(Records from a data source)
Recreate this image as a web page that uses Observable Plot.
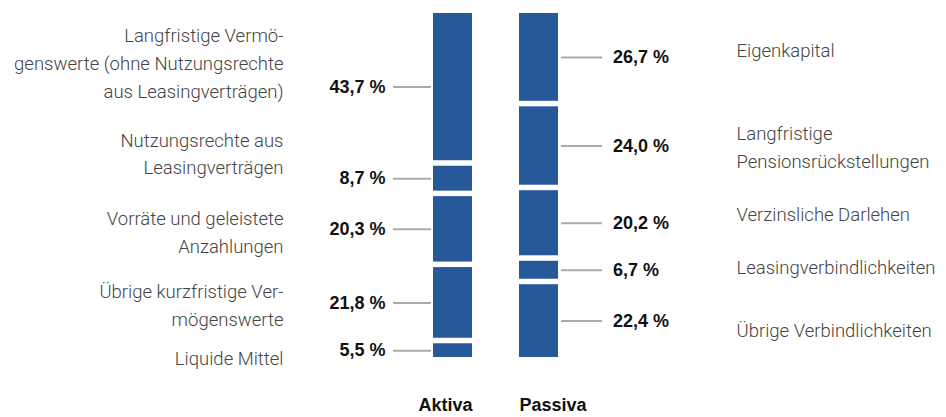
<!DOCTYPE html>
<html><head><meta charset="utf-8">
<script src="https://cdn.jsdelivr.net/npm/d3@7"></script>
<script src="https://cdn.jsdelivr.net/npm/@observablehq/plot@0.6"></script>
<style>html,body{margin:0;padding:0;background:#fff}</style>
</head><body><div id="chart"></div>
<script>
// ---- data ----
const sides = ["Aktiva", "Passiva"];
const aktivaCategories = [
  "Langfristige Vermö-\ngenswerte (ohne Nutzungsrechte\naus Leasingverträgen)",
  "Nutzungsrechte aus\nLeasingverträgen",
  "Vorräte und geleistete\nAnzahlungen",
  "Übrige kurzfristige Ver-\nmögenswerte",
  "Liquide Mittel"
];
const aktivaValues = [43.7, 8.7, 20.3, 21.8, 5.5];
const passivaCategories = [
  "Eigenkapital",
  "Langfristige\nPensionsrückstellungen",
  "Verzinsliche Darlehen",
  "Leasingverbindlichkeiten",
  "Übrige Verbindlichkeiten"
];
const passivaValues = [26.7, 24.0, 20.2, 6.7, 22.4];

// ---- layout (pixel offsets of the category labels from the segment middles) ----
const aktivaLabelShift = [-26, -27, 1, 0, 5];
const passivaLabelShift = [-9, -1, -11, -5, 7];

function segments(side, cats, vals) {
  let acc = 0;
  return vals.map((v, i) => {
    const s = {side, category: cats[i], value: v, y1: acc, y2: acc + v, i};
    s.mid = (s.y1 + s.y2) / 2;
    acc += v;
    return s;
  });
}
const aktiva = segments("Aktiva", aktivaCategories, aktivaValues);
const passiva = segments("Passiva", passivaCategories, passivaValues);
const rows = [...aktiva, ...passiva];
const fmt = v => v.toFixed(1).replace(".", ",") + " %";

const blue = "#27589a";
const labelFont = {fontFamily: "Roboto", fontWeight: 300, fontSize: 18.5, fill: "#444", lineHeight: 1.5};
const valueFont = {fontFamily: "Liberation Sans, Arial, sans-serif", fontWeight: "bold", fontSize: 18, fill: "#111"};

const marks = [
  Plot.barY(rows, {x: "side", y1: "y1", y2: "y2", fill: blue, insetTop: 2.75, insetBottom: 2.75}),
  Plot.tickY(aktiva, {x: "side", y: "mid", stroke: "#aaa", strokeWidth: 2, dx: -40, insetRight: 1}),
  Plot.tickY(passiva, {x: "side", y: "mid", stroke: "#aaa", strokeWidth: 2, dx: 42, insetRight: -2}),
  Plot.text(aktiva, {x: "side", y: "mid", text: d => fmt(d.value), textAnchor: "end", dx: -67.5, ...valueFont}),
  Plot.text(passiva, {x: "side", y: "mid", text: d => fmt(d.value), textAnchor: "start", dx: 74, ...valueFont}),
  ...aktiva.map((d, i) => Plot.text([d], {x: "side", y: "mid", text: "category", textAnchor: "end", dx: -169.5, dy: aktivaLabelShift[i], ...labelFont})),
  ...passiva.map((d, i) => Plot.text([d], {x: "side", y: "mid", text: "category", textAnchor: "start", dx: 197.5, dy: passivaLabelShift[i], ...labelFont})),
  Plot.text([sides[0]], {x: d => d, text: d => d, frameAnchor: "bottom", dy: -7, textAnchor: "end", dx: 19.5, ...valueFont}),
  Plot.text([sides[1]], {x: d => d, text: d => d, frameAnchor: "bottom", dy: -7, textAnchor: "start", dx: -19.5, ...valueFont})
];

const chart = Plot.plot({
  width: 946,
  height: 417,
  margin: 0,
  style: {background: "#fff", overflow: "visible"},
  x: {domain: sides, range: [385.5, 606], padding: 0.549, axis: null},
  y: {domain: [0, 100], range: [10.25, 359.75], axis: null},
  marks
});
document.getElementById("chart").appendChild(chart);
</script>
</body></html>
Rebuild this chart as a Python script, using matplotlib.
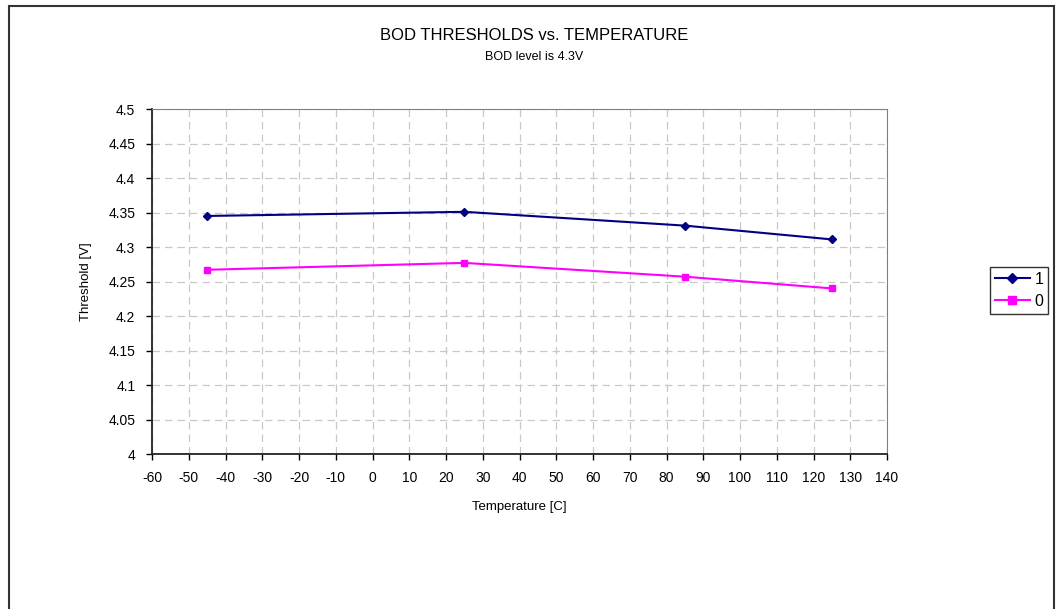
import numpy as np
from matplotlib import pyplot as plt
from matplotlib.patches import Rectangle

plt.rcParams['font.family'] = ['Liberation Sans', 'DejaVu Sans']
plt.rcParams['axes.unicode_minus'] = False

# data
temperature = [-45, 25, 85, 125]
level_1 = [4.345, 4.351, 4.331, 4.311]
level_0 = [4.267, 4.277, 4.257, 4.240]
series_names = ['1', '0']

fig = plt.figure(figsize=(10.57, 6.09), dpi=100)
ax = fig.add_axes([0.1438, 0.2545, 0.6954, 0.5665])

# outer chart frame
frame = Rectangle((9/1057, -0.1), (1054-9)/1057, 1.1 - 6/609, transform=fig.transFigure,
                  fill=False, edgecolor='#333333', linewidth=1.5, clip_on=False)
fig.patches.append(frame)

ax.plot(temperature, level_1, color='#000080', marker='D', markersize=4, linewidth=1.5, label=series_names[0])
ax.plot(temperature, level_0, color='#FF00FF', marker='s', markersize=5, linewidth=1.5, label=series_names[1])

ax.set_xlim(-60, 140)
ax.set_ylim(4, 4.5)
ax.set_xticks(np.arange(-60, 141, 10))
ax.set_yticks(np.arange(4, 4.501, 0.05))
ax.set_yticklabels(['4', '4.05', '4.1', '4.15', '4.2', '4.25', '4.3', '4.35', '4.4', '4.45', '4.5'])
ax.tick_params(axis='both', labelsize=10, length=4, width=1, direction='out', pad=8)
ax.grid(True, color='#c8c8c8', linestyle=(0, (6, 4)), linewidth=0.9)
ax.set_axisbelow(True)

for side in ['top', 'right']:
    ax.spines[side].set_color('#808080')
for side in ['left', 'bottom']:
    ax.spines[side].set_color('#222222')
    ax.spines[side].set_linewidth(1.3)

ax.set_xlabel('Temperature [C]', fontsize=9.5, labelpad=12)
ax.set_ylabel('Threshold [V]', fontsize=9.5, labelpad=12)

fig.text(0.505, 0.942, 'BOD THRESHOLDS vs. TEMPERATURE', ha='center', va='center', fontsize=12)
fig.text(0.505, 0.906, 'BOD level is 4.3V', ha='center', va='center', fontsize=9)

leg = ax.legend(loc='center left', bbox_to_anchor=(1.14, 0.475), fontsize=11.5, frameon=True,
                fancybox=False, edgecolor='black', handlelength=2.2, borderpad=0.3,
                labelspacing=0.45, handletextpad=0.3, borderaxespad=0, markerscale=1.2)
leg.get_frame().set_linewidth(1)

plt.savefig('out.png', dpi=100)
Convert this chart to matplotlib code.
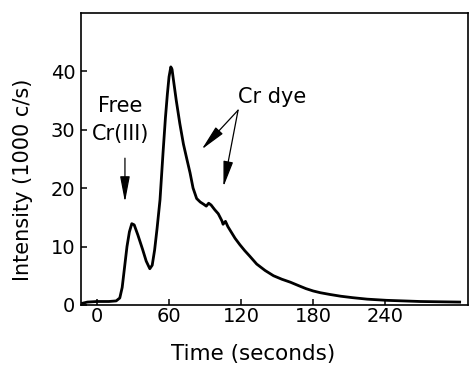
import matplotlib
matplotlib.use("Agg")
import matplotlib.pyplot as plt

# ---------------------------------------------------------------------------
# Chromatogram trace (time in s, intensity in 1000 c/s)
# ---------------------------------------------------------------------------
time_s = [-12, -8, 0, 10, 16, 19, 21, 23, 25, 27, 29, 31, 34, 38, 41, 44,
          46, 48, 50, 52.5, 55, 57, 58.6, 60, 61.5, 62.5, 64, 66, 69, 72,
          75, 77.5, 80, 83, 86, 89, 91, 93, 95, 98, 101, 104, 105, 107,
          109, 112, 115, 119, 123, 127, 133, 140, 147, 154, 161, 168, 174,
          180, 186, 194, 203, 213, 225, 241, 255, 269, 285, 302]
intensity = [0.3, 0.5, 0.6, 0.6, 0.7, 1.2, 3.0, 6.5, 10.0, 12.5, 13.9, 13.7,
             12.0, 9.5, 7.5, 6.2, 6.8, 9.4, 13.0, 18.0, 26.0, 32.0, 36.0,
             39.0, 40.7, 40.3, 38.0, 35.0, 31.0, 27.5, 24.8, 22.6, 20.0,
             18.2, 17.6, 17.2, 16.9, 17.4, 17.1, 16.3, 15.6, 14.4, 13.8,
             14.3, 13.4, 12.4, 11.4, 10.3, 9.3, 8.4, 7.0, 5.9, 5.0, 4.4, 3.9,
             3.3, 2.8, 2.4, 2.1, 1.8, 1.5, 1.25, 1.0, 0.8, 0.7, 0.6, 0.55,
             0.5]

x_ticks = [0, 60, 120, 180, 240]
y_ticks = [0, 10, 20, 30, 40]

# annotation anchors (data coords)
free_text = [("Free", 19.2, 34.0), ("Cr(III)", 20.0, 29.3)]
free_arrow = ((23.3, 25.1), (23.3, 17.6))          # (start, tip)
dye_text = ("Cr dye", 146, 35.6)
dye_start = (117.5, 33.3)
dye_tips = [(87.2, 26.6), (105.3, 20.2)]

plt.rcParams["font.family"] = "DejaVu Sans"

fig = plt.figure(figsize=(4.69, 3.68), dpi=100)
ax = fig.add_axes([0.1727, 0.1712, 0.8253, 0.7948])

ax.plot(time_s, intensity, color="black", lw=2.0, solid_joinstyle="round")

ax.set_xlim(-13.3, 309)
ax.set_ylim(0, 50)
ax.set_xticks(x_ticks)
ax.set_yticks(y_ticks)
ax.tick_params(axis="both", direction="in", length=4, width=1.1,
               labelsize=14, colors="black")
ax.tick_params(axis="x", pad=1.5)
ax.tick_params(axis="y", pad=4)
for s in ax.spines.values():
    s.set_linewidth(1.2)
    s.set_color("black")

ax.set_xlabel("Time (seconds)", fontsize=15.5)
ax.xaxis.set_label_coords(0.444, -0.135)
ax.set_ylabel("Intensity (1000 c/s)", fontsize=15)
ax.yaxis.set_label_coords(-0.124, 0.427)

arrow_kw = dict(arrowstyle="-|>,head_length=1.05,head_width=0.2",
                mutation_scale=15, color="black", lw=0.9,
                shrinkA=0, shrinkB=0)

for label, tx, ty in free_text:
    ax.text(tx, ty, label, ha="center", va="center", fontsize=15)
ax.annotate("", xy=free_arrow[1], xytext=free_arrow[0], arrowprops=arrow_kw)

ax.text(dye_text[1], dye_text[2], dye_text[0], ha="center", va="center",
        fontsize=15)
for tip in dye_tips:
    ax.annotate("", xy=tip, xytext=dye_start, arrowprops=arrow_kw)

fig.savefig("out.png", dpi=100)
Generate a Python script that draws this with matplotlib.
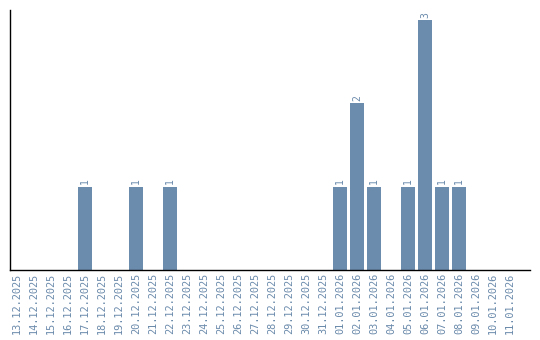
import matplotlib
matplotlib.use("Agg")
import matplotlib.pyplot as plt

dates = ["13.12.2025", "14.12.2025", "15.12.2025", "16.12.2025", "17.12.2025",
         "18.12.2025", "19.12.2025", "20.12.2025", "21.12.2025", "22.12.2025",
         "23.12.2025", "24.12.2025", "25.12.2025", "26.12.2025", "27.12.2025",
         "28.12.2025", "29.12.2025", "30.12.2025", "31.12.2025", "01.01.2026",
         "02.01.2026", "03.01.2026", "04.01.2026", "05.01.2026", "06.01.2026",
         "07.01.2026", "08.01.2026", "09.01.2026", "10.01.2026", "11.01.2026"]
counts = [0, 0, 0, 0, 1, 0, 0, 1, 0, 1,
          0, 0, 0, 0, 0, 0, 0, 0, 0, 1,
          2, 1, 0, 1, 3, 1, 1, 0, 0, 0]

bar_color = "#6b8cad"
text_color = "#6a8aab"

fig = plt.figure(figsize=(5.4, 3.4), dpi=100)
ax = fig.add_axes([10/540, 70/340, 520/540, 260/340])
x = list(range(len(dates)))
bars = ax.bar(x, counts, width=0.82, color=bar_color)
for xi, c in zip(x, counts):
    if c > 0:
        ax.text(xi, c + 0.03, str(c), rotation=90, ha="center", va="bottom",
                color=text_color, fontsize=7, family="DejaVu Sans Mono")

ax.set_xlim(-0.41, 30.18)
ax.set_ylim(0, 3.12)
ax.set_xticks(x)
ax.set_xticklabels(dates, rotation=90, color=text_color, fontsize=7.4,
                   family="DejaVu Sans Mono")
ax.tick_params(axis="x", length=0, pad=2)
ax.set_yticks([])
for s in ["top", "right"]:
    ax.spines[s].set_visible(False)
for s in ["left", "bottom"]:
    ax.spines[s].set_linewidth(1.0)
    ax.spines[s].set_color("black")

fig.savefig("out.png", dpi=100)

SHORT EXERCISE | Skip the pictures. Set down only the lines from the one containing "Rebuild this chart" through the one containing "markersize=5, linewidth=1.5, label=series_names[1])", exactly as they appear, ends included.

RESPONSE TO THIS EXERCISE |
Rebuild this chart as a Python script, using matplotlib.
import numpy as np
from matplotlib import pyplot as plt
from matplotlib.patches import Rectangle

plt.rcParams['font.family'] = ['Liberation Sans', 'DejaVu Sans']
plt.rcParams['axes.unicode_minus'] = False

# data
temperature = [-45, 25, 85, 125]
level_1 = [4.345, 4.351, 4.331, 4.311]
level_0 = [4.267, 4.277, 4.257, 4.240]
series_names = ['1', '0']

fig = plt.figure(figsize=(10.57, 6.09), dpi=100)
ax = fig.add_axes([0.1438, 0.2545, 0.6954, 0.5665])

# outer chart frame
frame = Rectangle((9/1057, -0.1), (1054-9)/1057, 1.1 - 6/609, transform=fig.transFigure,
                  fill=False, edgecolor='#333333', linewidth=1.5, clip_on=False)
fig.patches.append(frame)

ax.plot(temperature, level_1, color='#000080', marker='D', markersize=4, linewidth=1.5, label=series_names[0])
ax.plot(temperature, level_0, color='#FF00FF', marker='s', markersize=5, linewidth=1.5, label=series_names[1])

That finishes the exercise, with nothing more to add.